To address this issue, Intelligent Processor Research Center propose Cambricon-P, a bitflow architecture supporting monolithic large and flexible bitwidth operations for efficient APC processing, which avoids generating large amounts of intermediates from decomposition. Cambricon- P features a tightly-integrated computational architecture for processing different bitflows in parallel, where full bit-serial data paths are deployed. The bit-serial scheme still needs to eliminate the dependency chain of APC for exploiting parallelism within one monolithic large-bitwidth operation.
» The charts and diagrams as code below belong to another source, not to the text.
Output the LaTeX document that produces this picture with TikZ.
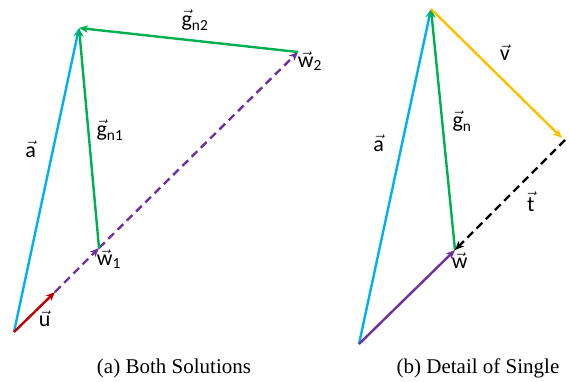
\documentclass[tikz,border=0pt]{standalone}
\usepackage{amsmath}
\usepackage{fontspec}
\setmainfont{Carlito}
\newfontfamily\capfont{Liberation Serif}
\usetikzlibrary{arrows.meta,positioning}
\definecolor{vblue}{HTML}{00B0F0}
\definecolor{vgreen}{HTML}{00B050}
\definecolor{vpurple}{HTML}{7030A0}
\definecolor{vred}{HTML}{C00000}
\definecolor{vyellow}{HTML}{FFC000}
\newcommand{\vlab}[2]{$\vec{\text{#1}}_{\text{#2}}$}
\tikzset{>={Stealth[length=9pt,width=7.5pt,inset=2.5pt]}}
\tikzset{vecline/.style={line width=2.4pt,->},
  dashvec/.style={vecline,dash pattern=on 8pt off 5pt},
  lbl/.style={font=\fontsize{22}{26}\selectfont,inner sep=0pt},
  capt/.style={font=\capfont\fontsize{21}{24}\selectfont,inner sep=0pt}}

\begin{document}
\begin{tikzpicture}[x=1pt,y=-1pt]
  \useasboundingbox (0,0) rectangle (570,381);
  % (a) both solutions
  \coordinate (o1) at (14,332);
  \coordinate (a1) at (79,28);
  \coordinate (ut) at (55,292);
  \coordinate (w1) at (99,248);
  \coordinate (w2) at (298,52);
  \draw[vecline,vblue] (o1) -- (a1);
  \draw[vecline,vred] (o1) -- (ut);
  \draw[dashvec,vpurple] (ut) -- (w1);
  \draw[dashvec,vpurple] (w1) -- (w2);
  \draw[vecline,vgreen] (w1) -- (a1);
  \draw[vecline,vgreen] (w2) -- (a1);
  \node[lbl] (la1) at (31,151) {\vlab{a}{}};
  \node[lbl] (lg1) at (110,130) {\vlab{g}{n1}};
  \node[lbl] (lg2) at (195,20) {\vlab{g}{n2}};
  \node[lbl] (lw2) at (310,61) {\vlab{w}{2}};
  \node[lbl] (lw1) at (109,259) {\vlab{w}{1}};
  \node[lbl] (lu) at (45,320) {\vlab{u}{}};
  \node[capt] (capa) at (174,368) {(a) Both Solutions};
  % (b) detail of single
  \coordinate (o2) at (359,344);
  \coordinate (a2) at (431,9);
  \coordinate (vt) at (562,138);
  \coordinate (ts) at (565,140);
  \coordinate (w) at (455,250);
  \draw[vecline,vblue] (o2) -- (a2);
  \draw[vecline,vpurple] (o2) -- (w);
  \draw[vecline,vgreen] (w) -- (a2);
  \draw[vecline,vyellow] (a2) -- (vt);
  \draw[dashvec,black] (ts) -- (w);
  \node[lbl] (la2) at (379,145) {\vlab{a}{}};
  \node[lbl] (lgn) at (462,121) {\vlab{g}{n}};
  \node[lbl] (lv) at (505,54) {\vlab{v}{}};
  \node[lbl] (lt) at (531,203) {\vlab{t}{}};
  \node[lbl] (lw) at (460,262) {\vlab{w}{}};
  \node[capt] (capb) at (478,368) {(b) Detail of Single};
\end{tikzpicture}
\end{document}
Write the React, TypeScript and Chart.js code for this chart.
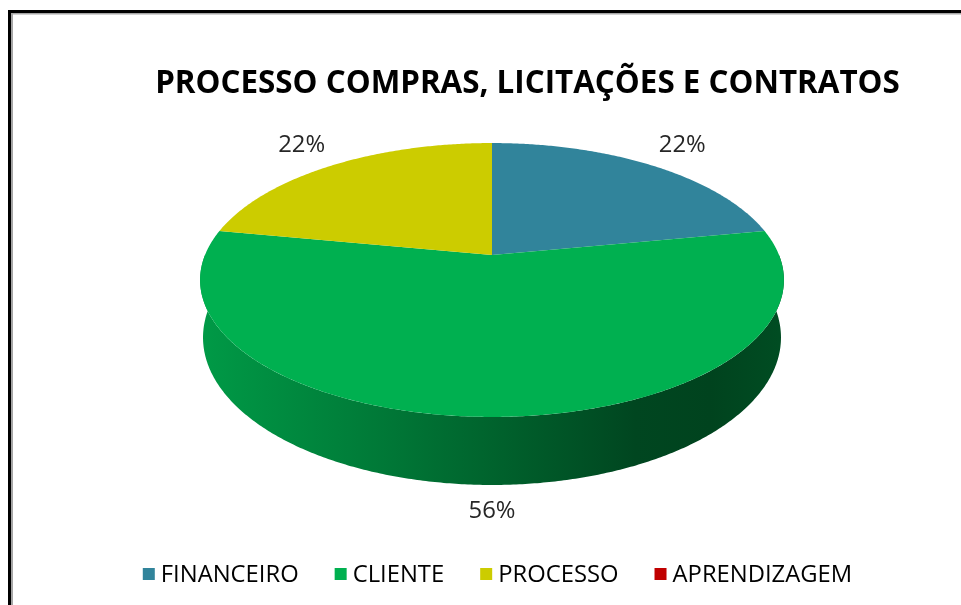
import React, { useEffect, useRef } from "react";
import { Chart, registerables } from "chart.js";

Chart.register(...registerables);

// ---- data ----
const TITLE = "PROCESSO COMPRAS, LICITAÇÕES E CONTRATOS";
const CATEGORIES = ["FINANCEIRO", "CLIENTE", "PROCESSO", "APRENDIZAGEM"];
const VALUES = [22, 56, 22, 0];
const COLORS = ["#31849B", "#00B050", "#CCCC00", "#C00000"];

// ---- style / layout ----
const FONT = '"Open Sans", "Noto Sans", "DejaVu Sans", sans-serif';
const W = 961;
const H = 605;
const PERSP = 0.1825; // perspective strength
const SQUASH = 0.4613; // vertical squash of the disc
const DEPTH = 0.1937; // side depth relative to radius
const SHRINK = 0.99; // bottom disc slightly narrower

function hexToRgb(hex: string) {
  const n = parseInt(hex.slice(1), 16);
  return [(n >> 16) & 255, (n >> 8) & 255, n & 255];
}
function shade(hex: string, f: number) {
  const [r, g, b] = hexToRgb(hex);
  return `rgb(${Math.round(r * f)},${Math.round(g * f)},${Math.round(b * f)})`;
}

function proj(cx: number, cy: number, a: number, th: number, bottom = false) {
  const u = Math.cos(th);
  const v = Math.sin(th);
  const w = 1 - PERSP * v;
  const s = bottom ? SHRINK : 1;
  return [cx + (s * a * u) / w, cy + (SQUASH * a * v + (bottom ? DEPTH * a : 0)) / w];
}

function fitSize(ctx: CanvasRenderingContext2D, text: string, weight: string, target: number) {
  ctx.font = `${weight} 100px ${FONT}`;
  const w = ctx.measureText(text).width;
  return (100 * target) / w;
}

const pie3d = {
  id: "pie3d",
  beforeDatasetsDraw() {
    return false;
  },
  afterDraw(chart: any) {
    const ctx: CanvasRenderingContext2D = chart.ctx;
    const meta = chart.getDatasetMeta(0);
    const arcs = meta.data as any[];
    if (!arcs.length) return;
    const cx = arcs[0].x;
    const cy = arcs[0].y;
    const a = arcs[0].outerRadius;
    const STEP = Math.PI / 360;
    const total = VALUES.reduce((s, v) => s + v, 0);

    ctx.save();
    // ---- sides (front half only) ----
    arcs.forEach((arc, i) => {
      if (VALUES[i] <= 0) return;
      const s0 = Math.max(arc.startAngle, 0);
      const e0 = Math.min(arc.endAngle, Math.PI);
      if (e0 <= s0) return;
      ctx.beginPath();
      for (let t = s0; t <= e0 + 1e-9; t += STEP) {
        const [x, y] = proj(cx, cy, a, Math.min(t, e0));
        if (t === s0) ctx.moveTo(x, y);
        else ctx.lineTo(x, y);
      }
      let [xe, ye] = proj(cx, cy, a, e0);
      ctx.lineTo(xe, ye);
      for (let t = e0; t >= s0 - 1e-9; t -= STEP) {
        const [x, y] = proj(cx, cy, a, Math.max(t, s0), true);
        ctx.lineTo(x, y);
      }
      [xe, ye] = proj(cx, cy, a, s0, true);
      ctx.lineTo(xe, ye);
      ctx.closePath();
      const g = ctx.createLinearGradient(cx - a, 0, cx + a, 0);
      const c = COLORS[i];
      g.addColorStop(0, shade(c, 0.87));
      g.addColorStop(0.25, shade(c, 0.72));
      g.addColorStop(0.5, shade(c, 0.56));
      g.addColorStop(0.75, shade(c, 0.4));
      g.addColorStop(0.88, shade(c, 0.38));
      g.addColorStop(1, shade(c, 0.43));
      ctx.fillStyle = g;
      ctx.fill();
    });

    // ---- top faces ----
    arcs.forEach((arc, i) => {
      if (VALUES[i] <= 0) return;
      const s0 = arc.startAngle;
      const e0 = arc.endAngle;
      ctx.beginPath();
      ctx.moveTo(cx, cy);
      for (let t = s0; t < e0; t += STEP) {
        const [x, y] = proj(cx, cy, a, t);
        ctx.lineTo(x, y);
      }
      const [xe, ye] = proj(cx, cy, a, e0);
      ctx.lineTo(xe, ye);
      ctx.closePath();
      ctx.fillStyle = COLORS[i];
      ctx.fill();
    });

    // ---- data labels ----
    const labelSize = fitSize(ctx, "22%", "normal", 47);
    ctx.font = `normal ${labelSize}px ${FONT}`;
    ctx.fillStyle = "#262626";
    ctx.textAlign = "center";
    ctx.textBaseline = "middle";
    arcs.forEach((arc, i) => {
      if (VALUES[i] <= 0) return;
      const mid = (arc.startAngle + arc.endAngle) / 2;
      const u = Math.cos(mid);
      const v = Math.sin(mid);
      const front = v > 0.3;
      const [x, y] = proj(cx, cy, a, mid, front);
      const lx = x + u * 47;
      const ly = y + v * 26;
      const pct = Math.round((VALUES[i] / total) * 100) + "%";
      ctx.fillText(pct, lx, ly);
    });

    // ---- title ----
    const titleSize = fitSize(ctx, TITLE, "bold", 745);
    ctx.font = `bold ${titleSize}px ${FONT}`;
    ctx.fillStyle = "#000000";
    ctx.textAlign = "center";
    ctx.textBaseline = "alphabetic";
    ctx.fillText(TITLE, 527.5, 93);

    // ---- legend ----
    const legSize = fitSize(ctx, CATEGORIES[0], "normal", 138);
    ctx.font = `normal ${legSize}px ${FONT}`;
    const BOX = 12;
    const GAP = 6;
    const ITEM_GAP = 36;
    const widths = CATEGORIES.map((t) => ctx.measureText(t).width);
    const totalW = widths.reduce((s, w) => s + BOX + GAP + w, 0) + ITEM_GAP * (CATEGORIES.length - 1);
    let x = 497.5 - totalW / 2;
    const ly = 574;
    ctx.textAlign = "left";
    ctx.textBaseline = "middle";
    CATEGORIES.forEach((t, i) => {
      ctx.fillStyle = COLORS[i];
      ctx.fillRect(x, ly - BOX / 2, BOX, BOX);
      ctx.fillStyle = "#000000";
      ctx.fillText(t, x + BOX + GAP, ly + 1);
      x += BOX + GAP + widths[i] + ITEM_GAP;
    });

    // ---- frame ----
    ctx.fillStyle = "#000000";
    ctx.fillRect(8, 10, W - 8, 3);
    ctx.fillRect(8, 10, 3, H - 10);
    ctx.fillStyle = "#a6a6a6";
    ctx.fillRect(11, 13, W - 11, 1.5);
    ctx.fillRect(11, 13, 2, H - 13);
    ctx.restore();
  },
};

export default function App() {
  const ref = useRef<HTMLCanvasElement | null>(null);
  useEffect(() => {
    if (!ref.current) return;
    const chart = new Chart(ref.current, {
      type: "pie",
      data: {
        labels: CATEGORIES,
        datasets: [
          {
            data: VALUES,
            backgroundColor: COLORS,
            borderWidth: 0,
            radius: 287,
          } as any,
        ],
      },
      options: {
        responsive: false,
        animation: false,
        devicePixelRatio: 1,
        layout: { padding: { left: 23, right: 0, top: 0, bottom: 95 } },
        plugins: {
          legend: { display: false },
          title: { display: false },
          tooltip: { enabled: false },
        },
        events: [],
      },
      plugins: [pie3d],
    });
    return () => chart.destroy();
  }, []);
  return (
    <div style={{ position: "fixed", left: 0, top: 0, width: W, height: H, background: "#ffffff" }}>
      <canvas ref={ref} width={W} height={H} style={{ width: W, height: H, display: "block" }} />
    </div>
  );
}
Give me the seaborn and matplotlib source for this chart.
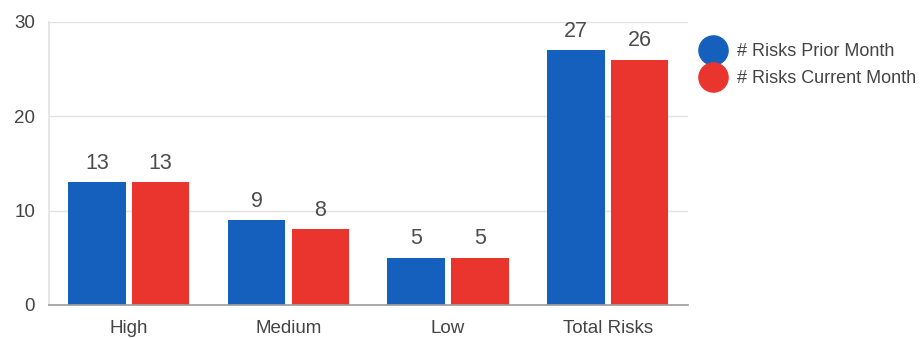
import pandas as pd
import seaborn as sns
import matplotlib.pyplot as plt
from matplotlib.lines import Line2D

# chart data
categories = ['High', 'Medium', 'Low', 'Total Risks']
series_names = ['# Risks Prior Month', '# Risks Current Month']
prior_month = [13, 9, 5, 27]
current_month = [13, 8, 5, 26]
y_ticks = [0, 10, 20, 30]

colors = ['#1560bd', '#e9352e']
text_color = '#444444'

df = pd.DataFrame({
    'category': categories * 2,
    'series': [series_names[0]] * len(categories) + [series_names[1]] * len(categories),
    'value': prior_month + current_month,
})

sns.set_theme(style='white')
plt.rcParams['font.family'] = ['Liberation Sans', 'DejaVu Sans']

fig = plt.figure(figsize=(9.23, 3.38), dpi=100)
ax = fig.add_axes([0.053, 0.098, 0.692, 0.837])

sns.barplot(data=df, x='category', y='value', hue='series', palette=colors,
            saturation=1, width=0.8, gap=0.1, linewidth=0, legend=False, ax=ax)

for cont in ax.containers:
    ax.bar_label(cont, fontsize=15.5, color='#4d4d4d', padding=6)

ax.set_ylim(0, 30)
ax.set_yticks(y_ticks)
ax.yaxis.grid(True, color='#e3e3e3', linewidth=1)
ax.set_axisbelow(True)
ax.set_xlabel('')
ax.set_ylabel('')
ax.tick_params(axis='y', length=8, color='#e3e3e3', labelsize=13.5, labelcolor=text_color, pad=2)
ax.tick_params(axis='x', length=0, labelsize=13.5, labelcolor=text_color, pad=11)

for side in ['top', 'right']:
    ax.spines[side].set_visible(False)
ax.spines['left'].set_color('#e3e3e3')
ax.spines['bottom'].set_color('#9e9e9e')

handles = [Line2D([], [], marker='o', linestyle='', markersize=21,
                  markerfacecolor=c, markeredgecolor=c) for c in colors]
fig.legend(handles, series_names, loc='upper left', bbox_to_anchor=(0.745, 0.893),
           frameon=False, fontsize=13, labelcolor=text_color,
           handletextpad=0.35, labelspacing=0.55, borderaxespad=0)

fig.savefig('out.png', dpi=100)
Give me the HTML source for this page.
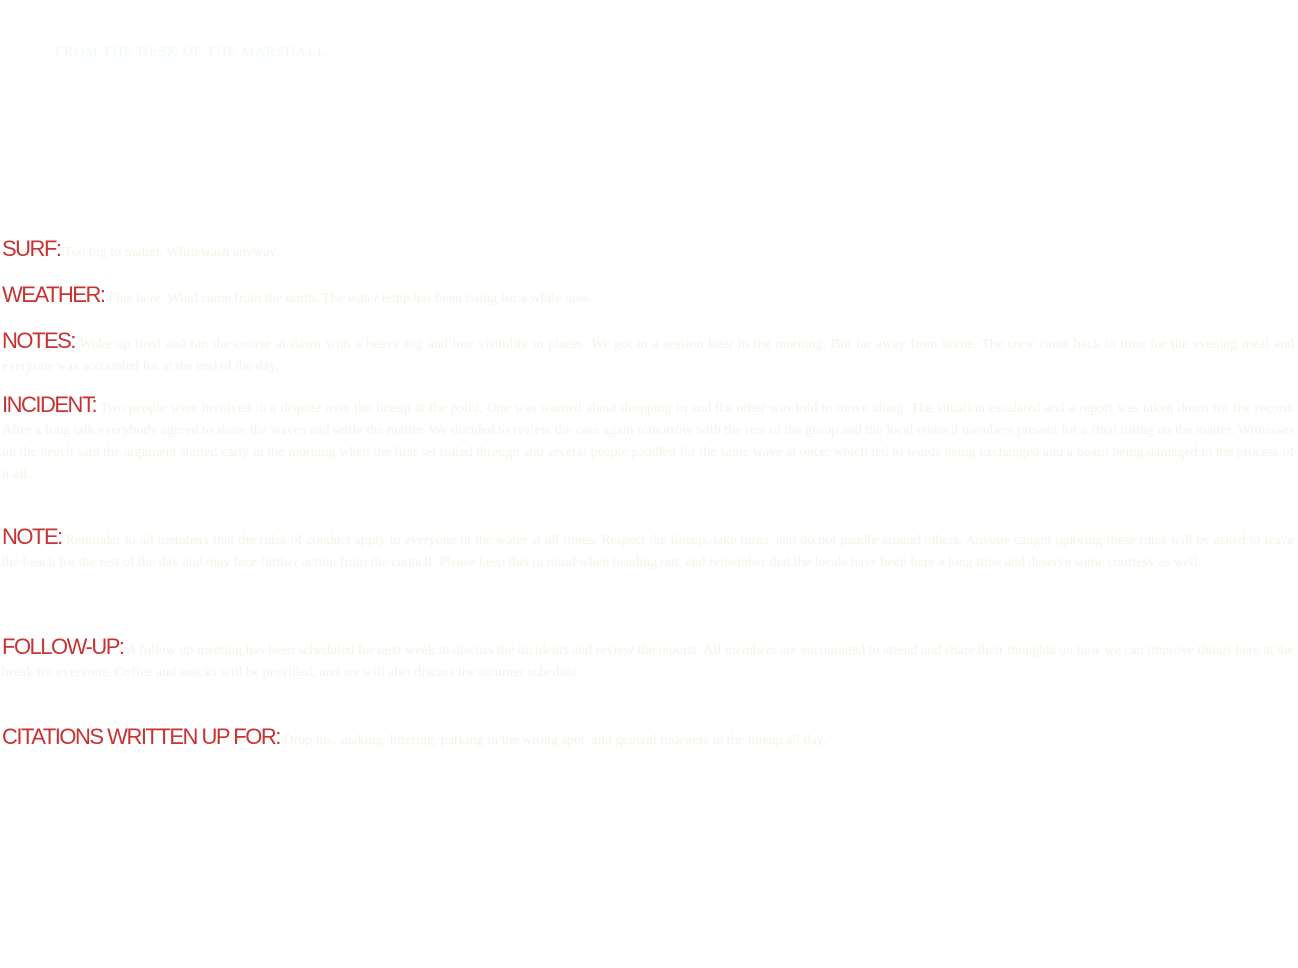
<!DOCTYPE html>
<html><head><meta charset="utf-8"><style>
body{margin:0;width:1298px;height:968px;background:#fff;overflow:hidden;font-family:"Liberation Serif",serif;}
.t{position:absolute;left:55px;top:45px;font-size:14px;color:#eefaf4;letter-spacing:1px}
.p{position:absolute;left:2px;width:1292px;font-size:14px;line-height:22px;color:#f1f6e8;text-align:justify}
.l{color:#c83232;font-family:"Liberation Sans Narrow","Liberation Sans",sans-serif;font-size:22px;letter-spacing:-1.5px;}
</style></head><body>
<div class="t">FROM THE DESK OF THE MARSHALL</div>
<div class="p" style="top:238px"><span class="l">SURF:</span> Too big to matter. Whitewash anyway.</div>
<div class="p" style="top:284px"><span class="l">WEATHER:</span> Fine here. Wind came from the north. The water temp has been rising for a while now.</div>
<div class="p" style="top:330px"><span class="l">NOTES:</span> Woke up tired and ran the course at dawn with a heavy fog and low visibility in places. We got in a session later in the morning. But far away from home. The crew came back in time for the evening meal and everyone was accounted for at the end of the day.</div>
<div class="p" style="top:394px"><span class="l">INCIDENT:</span> Two people were involved in a dispute over the lineup at the point. One was warned about dropping in and the other was told to move along. The situation escalated and a report was taken down for the record. After a long talk everybody agreed to share the waves and settle the matter. We decided to review the case again tomorrow with the rest of the group and the local council members present for a final ruling on the matter. Witnesses on the beach said the argument started early in the morning when the first set rolled through and several people paddled for the same wave at once, which led to words being exchanged and a board being damaged in the process of it all.</div>
<div class="p" style="top:526px"><span class="l">NOTE:</span> Reminder to all members that the rules of conduct apply to everyone in the water at all times. Respect the lineup, take turns, and do not paddle around others. Anyone caught ignoring these rules will be asked to leave the beach for the rest of the day and may face further action from the council. Please keep this in mind when heading out, and remember that the locals have been here a long time and deserve some courtesy as well.</div>
<div class="p" style="top:636px"><span class="l">FOLLOW-UP:</span> A follow up meeting has been scheduled for next week to discuss the incidents and review the reports. All members are encouraged to attend and share their thoughts on how we can improve things here at the break for everyone. Coffee and snacks will be provided, and we will also discuss the summer schedule.</div>
<div class="p" style="top:726px"><span class="l">CITATIONS WRITTEN UP FOR:</span> Drop ins, snaking, littering, parking in the wrong spot, and general rudeness in the lineup all day.</div>
</body></html>
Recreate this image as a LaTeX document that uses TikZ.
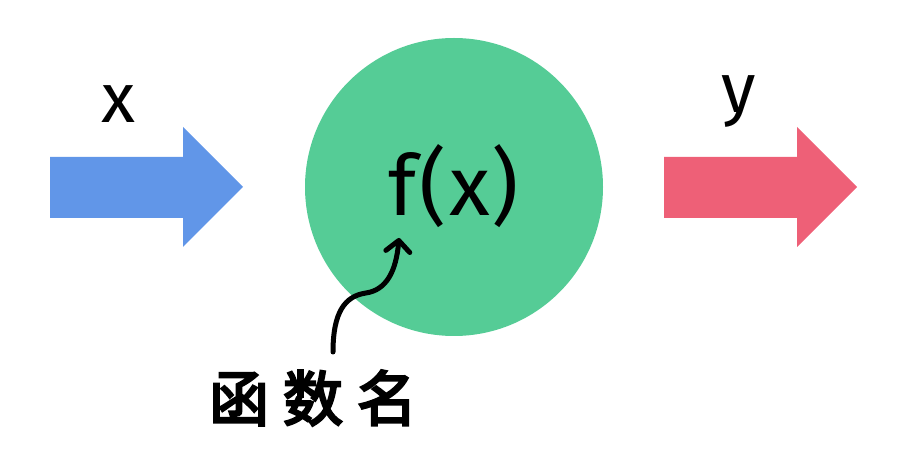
\documentclass[tikz,border=0pt]{standalone}
\usepackage{fontspec}
\setmainfont{Fira Sans}
\newfontfamily\cjk[AutoFakeBold=4]{Noto Sans CJK SC}
\usetikzlibrary{arrows.meta,positioning,calc}
\definecolor{inblue}{HTML}{6196E8}
\definecolor{outred}{HTML}{EE6077}
\definecolor{funcgreen}{HTML}{55CC96}

\tikzset{
  blockarrow/.style={fill=#1,draw=none},
  bigtext/.style={font=\fontsize{#1}{#1}\selectfont,inner sep=0pt},
  pointer/.style={line width=5pt,line cap=round,-{Straight Barb[length=11pt,width=24pt,round]}}
}

\begin{document}
\begin{tikzpicture}[x=1pt,y=-1pt]
  \useasboundingbox (0,0) rectangle (906,454);

  % Function circle
  \node[circle,fill=funcgreen,minimum size=298pt,inner sep=0pt] (func) at (454,187) {};
  \node[bigtext=84,anchor=base] (fx) at (454,216) {f\hspace{3pt}(\hspace{2pt}x\hspace{2pt})};

  % Input arrow
  \fill[blockarrow=inblue] (50,157) -- (183,157) -- (183,127) -- (243,187)
    -- (183,247) -- (183,218) -- (50,218) -- cycle;
  \node[bigtext=70,anchor=base] (xin) at (118,123) {x};

  % Output arrow
  \fill[blockarrow=outred] (664,157) -- (797,157) -- (797,127) -- (857,187)
    -- (797,247) -- (797,218) -- (664,218) -- cycle;
  \node[bigtext=70,anchor=base] (yout) at (739,113) {y};

  % Function name
  \node[font=\fontsize{60}{60}\cjk\bfseries,inner sep=0pt] (fname) at (313,398)
    {函\hspace{14pt}数\hspace{14pt}名};
  \coordinate (tail) at (333,352);
  \coordinate (head) at (399,238);
  \draw[pointer] (tail) .. controls (333,312) and (345,296) .. (366,293)
    .. controls (386,290) and (396,272) .. (head);
\end{tikzpicture}
\end{document}
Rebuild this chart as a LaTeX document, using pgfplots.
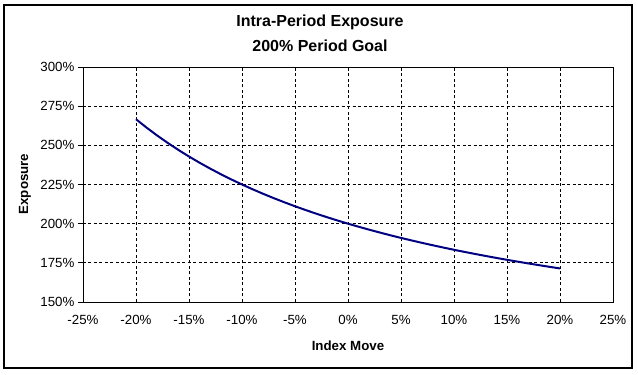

For this purpose, Cambricon-P adopts a carry parallel computing mechanism, which enables recursively transforming the multiplication into smaller inner-products that can be performed in parallel between bit-indexed IPUs (Inner-Product Units). Furthermore, to improve the computing efficiency of APC, Cambricon-P employs a bit-indexed inner-product processing scheme, namely BIPS, to eliminate intra-IPU bit-level redundancy. Compared to Intel Xeon 6134 CPU, Cambricon-P achieves two orders of magnitude performance improvement on monolithic long multiplication, and an order of magnitude speedup and energy benefit over four real-world APC applications on average.
Intelligent Processor Research Center team has devoted into computer architecture for many years. They proposed the world-first deep learning processor architecture DianNao (joint work with Inria, French) and taped out the world-first deep learning processor chip. In the big picture of new golden age of computer architecture, Cambricon-P opens an new area for joint research of computer architecture and scientific computing.
Premier on MICRO. MICRO is one of four top-tier international conferences on computer architecture (Big four), where other three conferences are ISCA, ASPLOS, and HPCA. MICRO has the longest history among the Big four, 55-year in total from 1968. Among the history of the Big four, only two papers from China mainland won the Best Paper Awards, i.e., DianNao in ASPLOS 2014 and DaDianNao in MICRO 2014, which are all from Intelligent Processor Research Center.